Brog, like other pro-Israel Evangelicals, blame the change on newcomers like Lynne Hybels, co-founder of the mega-church Willow Creek in South Barrington, Illinois, with 24, 000 weekly attendees. She is pro-Israel, pro-Palestine, and pro-peace, encouraging her followers to approach “the Holy Land as peacemakers.”

Hybels supports Israel’s right to exist as “a home for the Jewish people, ” but also supports the Palestinians’ “equally valid right to live in the land” and to enjoy “the same civil rights afforded to Israeli Jewish citizens, whether that’s in one state, two states, or however many states.”

True, this may sound like a reasonable position to the conflict, one acceptable to many Israelis, in fact, but in the heatedly politicized Evangelical community, comprising an estimated 25 percent of the actual voters in the U.S., this represents a serious shift to the left.

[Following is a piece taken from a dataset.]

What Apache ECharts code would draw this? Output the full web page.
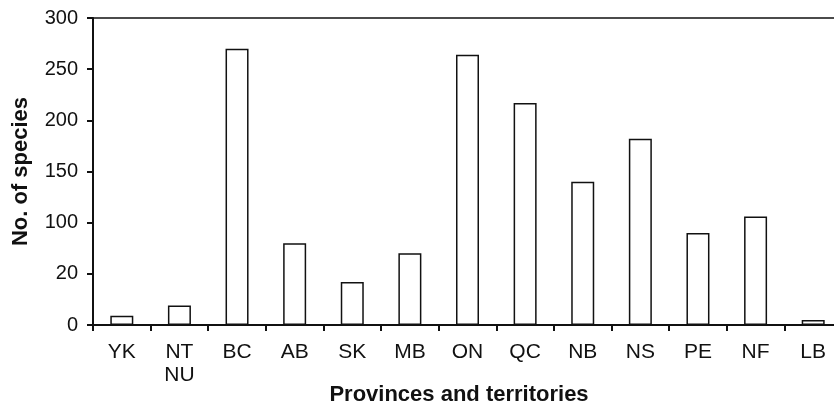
<!DOCTYPE html>
<html>
<head>
<meta charset="utf-8">
<script src="https://cdn.jsdelivr.net/npm/echarts@6/dist/echarts.min.js"></script>
<style>html,body{margin:0;padding:0;background:#fff}#c{width:834px;height:408px}</style>
</head>
<body>
<div id="c"></div>
<script>
const categories = ["YK", "NT\nNU", "BC", "AB", "SK", "MB", "ON", "QC", "NB", "NS", "PE", "NF", "LB"];
const speciesCount = [9, 19, 270, 80, 42, 70, 264, 217, 140, 182, 90, 106, 5];
const yTickValues = [0, 50, 100, 150, 200, 250, 300];
const yTickLabels = ["0", "20", "100", "150", "200", "250", "300"];

const FONT = "Liberation Sans, Arial, Helvetica, sans-serif";
const chart = echarts.init(document.getElementById('c'), null, {renderer: 'canvas'});
chart.setOption({
  animation: false,
  backgroundColor: '#fff',
  grid: {left: 93, top: 18, width: 749, bottom: 83, show: true, borderColor: '#111', borderWidth: 1.5,
         backgroundColor: 'transparent', containLabel: false, outerBoundsMode: 'none'},
  xAxis: {
    type: 'category',
    data: categories,
    name: 'Provinces and territories',
    nameLocation: 'middle',
    nameGap: 59,
    nameMoveOverlap: false,
    nameTextStyle: {fontFamily: FONT, fontSize: 22, fontWeight: 'bold', color: '#111', padding: [0, 17, 0, 0]},
    axisLine: {lineStyle: {color: '#111', width: 2}},
    axisTick: {show: true, length: 6, lineStyle: {color: '#111', width: 2}},
    axisLabel: {fontFamily: FONT, fontSize: 21, color: '#111', margin: 16, lineHeight: 23, interval: 0}
  },
  yAxis: {
    type: 'value',
    min: 0, max: 300, interval: 50,
    name: 'No. of species',
    nameLocation: 'middle',
    nameGap: 61,
    nameMoveOverlap: false,
    nameTextStyle: {fontFamily: FONT, fontSize: 22, fontWeight: 'bold', color: '#111'},
    axisLine: {show: true, lineStyle: {color: '#111', width: 2}},
    axisTick: {show: true, length: 6, lineStyle: {color: '#111', width: 2}},
    splitLine: {show: false},
    axisLabel: {
      fontFamily: FONT, fontSize: 20, color: '#111', margin: 15,
      formatter: function (v) { const i = yTickValues.indexOf(v); return i >= 0 ? yTickLabels[i] : ''; }
    }
  },
  series: [{
    type: 'bar',
    data: speciesCount,
    barWidth: 23,
    itemStyle: {color: '#fff', borderColor: '#111', borderWidth: 1.5}
  }]
});
</script>
</body>
</html>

And then there’s Shane Claiborne, 39, founder of The Simple Way, an inner-city faith community in Philadelphia, whom Chamas dubs a leading figure within Evangelical Christianity’s New Monasticism movement, a network of Christian communities dedicated to a radical commitment to aiding the disenfranchised.

Claiborne participated in the 2012 Christ at the Checkpoint conference in Bethlehem, with international and Palestinian Evangelical.

“For too long, ” Claiborne said in Bethlehem, “we’ve settled for a Christianity that’s promising people just life after death. Doesn’t the gospel have anything to speak into the world we live in right now, into the reality we see right here in Israel/Palestine? I think it’s got everything in the world to say.”

He added: “Walls aren’t good for anybody. That gate separated the rich man from God because we are made for compassion and love. That’s why I hope to see walls coming down.”

Claiborne says his goal in traveling to Iraq and Palestine was primarily to meet the victims of the conflicts, to hear their personal stories and bring them back home with him, to inspire a sense of responsibility in others.

“When we think about what it means to be a Christian today, ” he told his Bethlehem audience, “it means we have to humanize those who are suffering, to know their name.”

Chamas cites Gary Burge, a professor at Wheaton College, the Harvard of Evangelical scholars, who claims a growing number of Evangelicals “rethink God’s relationship to modern Israel.”

“What’s at stake is fidelity to what they believe. What does it mean to honor God?” Burge says.

And so, a growing number of rank and file Evangelicals have been inspired to shift gears from a “typical” unquestioning Evangelical devotion to Israel.

Chamas reports on the growing popularity of “alternative” tours of Israel/Palestine for church groups, to cities like Bethlehem in the Occupied Territories, to receive information which they wouldn’t be exposed to on a more “mainstream” Christian Zionist trip to Israel.

But lest you assume that this is basically harmless stuff, not such a major shift in the large scheme of things, Chamas cites Luke Moon, a former missionary who is currently a business manager at the Institute on Religion and Democracy in Washington D.C., a “faith-based alliance of Christians who monitor, comment and report on issues affecting the church”, who is extremely worried that “moral equivalency, — as he calls the new evangelical approach — may mutate into anti-Semitism.”

“Christians don’t have a great history of being good to Jews, ” Moon said. “What starts as moral equivalency from one group might turn into aggression from another.”